**TASK OBJECTIVE**:
Reproduce the listing below without changes, except that pictures are left out.

**DATASET EXCERPT**:

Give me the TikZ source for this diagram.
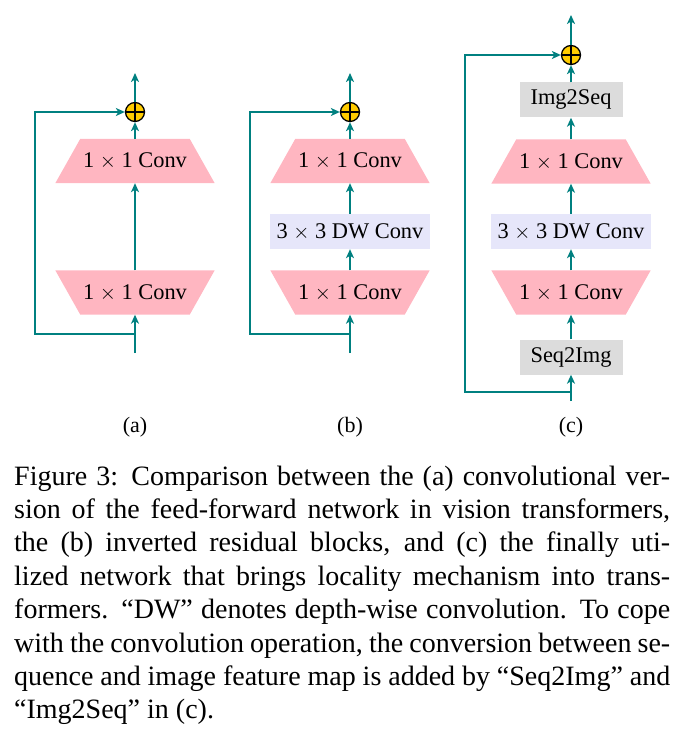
\documentclass[tikz,border=0pt]{standalone}
\usepackage{fontspec}
\newfontfamily\capfont{Liberation Serif}
\usetikzlibrary{arrows.meta,backgrounds}
\definecolor{tealc}{RGB}{0,128,128}
\definecolor{pinkc}{RGB}{255,182,193}
\definecolor{lavc}{RGB}{230,230,250}
\definecolor{grayc}{RGB}{220,220,220}
\definecolor{goldc}{RGB}{255,204,0}
\newcommand{\trapwide}[1]{% wide at bottom
  \fill[pinkc] (#1.south west) -- (#1.south east) -- ([xshift=-25pt]#1.north east) -- ([xshift=25pt]#1.north west) -- cycle;}
\newcommand{\trapnarrow}[1]{% wide at top
  \fill[pinkc] (#1.north west) -- (#1.north east) -- ([xshift=-25pt]#1.south east) -- ([xshift=25pt]#1.south west) -- cycle;}
\begin{document}
\begin{tikzpicture}[x=1pt,y=-1pt,
  conn/.style={draw=tealc, line width=2.6pt, -{Stealth[length=9pt,width=8pt,inset=2.5pt]}},
  lbl/.style={font=\capfont\fontsize{22.4}{26}\selectfont, inner sep=0pt},
  trapbox/.style={lbl, rectangle, minimum width=159pt, minimum height=44pt},
  dwbox/.style={lbl, rectangle, fill=lavc, minimum width=160pt, minimum height=35pt},
  graybox/.style={lbl, rectangle, fill=grayc, minimum width=103pt, minimum height=35pt},
  addc/.style={circle, draw=black, line width=1.3pt, fill=goldc, minimum size=19pt, inner sep=0pt,
    path picture={\draw[black, line width=1.3pt]
      (path picture bounding box.north) -- (path picture bounding box.south)
      (path picture bounding box.west) -- (path picture bounding box.east);}},
  sublab/.style={font=\capfont\fontsize{22}{26}\selectfont, inner sep=0pt, anchor=base},
]
\useasboundingbox (0,0) rectangle (685,733);

% ---------- (a)
\node[trapbox] (la1) at (135,292.5) {1 $\times$ 1 Conv};
\node[trapbox] (la2) at (135,161) {1 $\times$ 1 Conv};
\node[addc]    (adda) at (135,112) {};
\coordinate (ina)  at (135,353);
\coordinate (bra)  at (135,334);
\coordinate (lfa)  at (35,334);
\coordinate (outa) at (135,73);
\draw[conn] (ina) -- (la1.south);
\draw[conn] (la1.north) -- (la2.south);
\draw[conn] (la2.north) -- (adda);
\draw[conn] (adda) -- (outa);
\draw[conn] (bra) -- (lfa) |- (adda);
\node[sublab] (capa) at (135,432) {(a)};

% ---------- (b)
\node[trapbox] (lb1) at (350,292.5) {1 $\times$ 1 Conv};
\node[dwbox]   (lb2) at (350,231.5) {3 $\times$ 3 DW Conv};
\node[trapbox] (lb3) at (350,161) {1 $\times$ 1 Conv};
\node[addc]    (addb) at (350,112) {};
\coordinate (inb)  at (350,353);
\coordinate (brb)  at (350,334);
\coordinate (lfb)  at (250,334);
\coordinate (outb) at (350,73);
\draw[conn] (inb) -- (lb1.south);
\draw[conn] (lb1.north) -- (lb2);
\draw[conn] (lb2) -- (lb3.south);
\draw[conn] (lb3.north) -- (addb);
\draw[conn] (addb) -- (outb);
\draw[conn] (brb) -- (lfb) |- (addb);
\node[sublab] (capb) at (350,432) {(b)};

% ---------- (c)
\node[graybox] (lc0) at (571,357) {Seq2Img};
\node[trapbox] (lc1) at (571,292.5) {1 $\times$ 1 Conv};
\node[dwbox]   (lc2) at (571,231.5) {3 $\times$ 3 DW Conv};
\node[trapbox] (lc3) at (571,161.5) {1 $\times$ 1 Conv};
\node[graybox] (lc4) at (571,100) {Img2Seq};
\node[addc]    (addc) at (571,55) {};
\coordinate (inc)  at (571,401);
\coordinate (brc)  at (571,392);
\coordinate (lfc)  at (465,392);
\coordinate (outc) at (571,15);
\draw[conn] (inc) -- (lc0);
\draw[conn] (lc0) -- (lc1.south);
\draw[conn] (lc1.north) -- (lc2);
\draw[conn] (lc2) -- (lc3.south);
\draw[conn] (lc3.north) -- (lc4);
\draw[conn] (lc4) -- (addc);
\draw[conn] (addc) -- (outc);
\draw[conn] (brc) -- (lfc) |- (addc);
\node[sublab] (capc) at (571,432) {(c)};

\begin{scope}[on background layer]
  \trapnarrow{la1} \trapwide{la2}
  \trapnarrow{lb1} \trapwide{lb3}
  \trapnarrow{lc1} \trapwide{lc3}
\end{scope}

% ---------- caption
\node[anchor=north west, text width=656pt, align=justify, inner sep=0pt,
  font=\capfont\fontsize{28}{33.4}\selectfont] (caption) at (14,465.5)
{\tolerance=9999 Figure 3: Comparison between the (a) convolutional ver-\linebreak
sion of the feed-forward network in vision transformers,\linebreak
the (b) inverted residual blocks, and (c) the finally uti-\linebreak
lized network that brings locality mechanism into trans-\linebreak
formers. “DW” denotes depth-wise convolution. To cope\linebreak
with the convolution operation, the conversion between se-\linebreak
quence and image feature map is added by “Seq2Img” and\linebreak
“Img2Seq” in (c).};
\end{tikzpicture}
\end{document}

**WRITTEN SOLUTION**:
Give me the TikZ source for this diagram.
\documentclass[tikz,border=0pt]{standalone}
\usepackage{fontspec}
\newfontfamily\capfont{Liberation Serif}
\usetikzlibrary{arrows.meta,backgrounds}
\definecolor{tealc}{RGB}{0,128,128}
\definecolor{pinkc}{RGB}{255,182,193}
\definecolor{lavc}{RGB}{230,230,250}
\definecolor{grayc}{RGB}{220,220,220}
\definecolor{goldc}{RGB}{255,204,0}
\newcommand{\trapwide}[1]{% wide at bottom
  \fill[pinkc] (#1.south west) -- (#1.south east) -- ([xshift=-25pt]#1.north east) -- ([xshift=25pt]#1.north west) -- cycle;}
\newcommand{\trapnarrow}[1]{% wide at top
  \fill[pinkc] (#1.north west) -- (#1.north east) -- ([xshift=-25pt]#1.south east) -- ([xshift=25pt]#1.south west) -- cycle;}
\begin{document}
\begin{tikzpicture}[x=1pt,y=-1pt,
  conn/.style={draw=tealc, line width=2.6pt, -{Stealth[length=9pt,width=8pt,inset=2.5pt]}},
  lbl/.style={font=\capfont\fontsize{22.4}{26}\selectfont, inner sep=0pt},
  trapbox/.style={lbl, rectangle, minimum width=159pt, minimum height=44pt},
  dwbox/.style={lbl, rectangle, fill=lavc, minimum width=160pt, minimum height=35pt},
  graybox/.style={lbl, rectangle, fill=grayc, minimum width=103pt, minimum height=35pt},
  addc/.style={circle, draw=black, line width=1.3pt, fill=goldc, minimum size=19pt, inner sep=0pt,
    path picture={\draw[black, line width=1.3pt]
      (path picture bounding box.north) -- (path picture bounding box.south)
      (path picture bounding box.west) -- (path picture bounding box.east);}},
  sublab/.style={font=\capfont\fontsize{22}{26}\selectfont, inner sep=0pt, anchor=base},
]
\useasboundingbox (0,0) rectangle (685,733);

% ---------- (a)
\node[trapbox] (la1) at (135,292.5) {1 $\times$ 1 Conv};
\node[trapbox] (la2) at (135,161) {1 $\times$ 1 Conv};
\node[addc]    (adda) at (135,112) {};
\coordinate (ina)  at (135,353);
\coordinate (bra)  at (135,334);
\coordinate (lfa)  at (35,334);
\coordinate (outa) at (135,73);
\draw[conn] (ina) -- (la1.south);
\draw[conn] (la1.north) -- (la2.south);
\draw[conn] (la2.north) -- (adda);
\draw[conn] (adda) -- (outa);
\draw[conn] (bra) -- (lfa) |- (adda);
\node[sublab] (capa) at (135,432) {(a)};

% ---------- (b)
\node[trapbox] (lb1) at (350,292.5) {1 $\times$ 1 Conv};
\node[dwbox]   (lb2) at (350,231.5) {3 $\times$ 3 DW Conv};
\node[trapbox] (lb3) at (350,161) {1 $\times$ 1 Conv};
\node[addc]    (addb) at (350,112) {};
\coordinate (inb)  at (350,353);
\coordinate (brb)  at (350,334);
\coordinate (lfb)  at (250,334);
\coordinate (outb) at (350,73);
\draw[conn] (inb) -- (lb1.south);
\draw[conn] (lb1.north) -- (lb2);
\draw[conn] (lb2) -- (lb3.south);
\draw[conn] (lb3.north) -- (addb);
\draw[conn] (addb) -- (outb);
\draw[conn] (brb) -- (lfb) |- (addb);
\node[sublab] (capb) at (350,432) {(b)};

% ---------- (c)
\node[graybox] (lc0) at (571,357) {Seq2Img};
\node[trapbox] (lc1) at (571,292.5) {1 $\times$ 1 Conv};
\node[dwbox]   (lc2) at (571,231.5) {3 $\times$ 3 DW Conv};
\node[trapbox] (lc3) at (571,161.5) {1 $\times$ 1 Conv};
\node[graybox] (lc4) at (571,100) {Img2Seq};
\node[addc]    (addc) at (571,55) {};
\coordinate (inc)  at (571,401);
\coordinate (brc)  at (571,392);
\coordinate (lfc)  at (465,392);
\coordinate (outc) at (571,15);
\draw[conn] (inc) -- (lc0);
\draw[conn] (lc0) -- (lc1.south);
\draw[conn] (lc1.north) -- (lc2);
\draw[conn] (lc2) -- (lc3.south);
\draw[conn] (lc3.north) -- (lc4);
\draw[conn] (lc4) -- (addc);
\draw[conn] (addc) -- (outc);
\draw[conn] (brc) -- (lfc) |- (addc);
\node[sublab] (capc) at (571,432) {(c)};

\begin{scope}[on background layer]
  \trapnarrow{la1} \trapwide{la2}
  \trapnarrow{lb1} \trapwide{lb3}
  \trapnarrow{lc1} \trapwide{lc3}
\end{scope}

% ---------- caption
\node[anchor=north west, text width=656pt, align=justify, inner sep=0pt,
  font=\capfont\fontsize{28}{33.4}\selectfont] (caption) at (14,465.5)
{\tolerance=9999 Figure 3: Comparison between the (a) convolutional ver-\linebreak
sion of the feed-forward network in vision transformers,\linebreak
the (b) inverted residual blocks, and (c) the finally uti-\linebreak
lized network that brings locality mechanism into trans-\linebreak
formers. “DW” denotes depth-wise convolution. To cope\linebreak
with the convolution operation, the conversion between se-\linebreak
quence and image feature map is added by “Seq2Img” and\linebreak
“Img2Seq” in (c).};
\end{tikzpicture}
\end{document}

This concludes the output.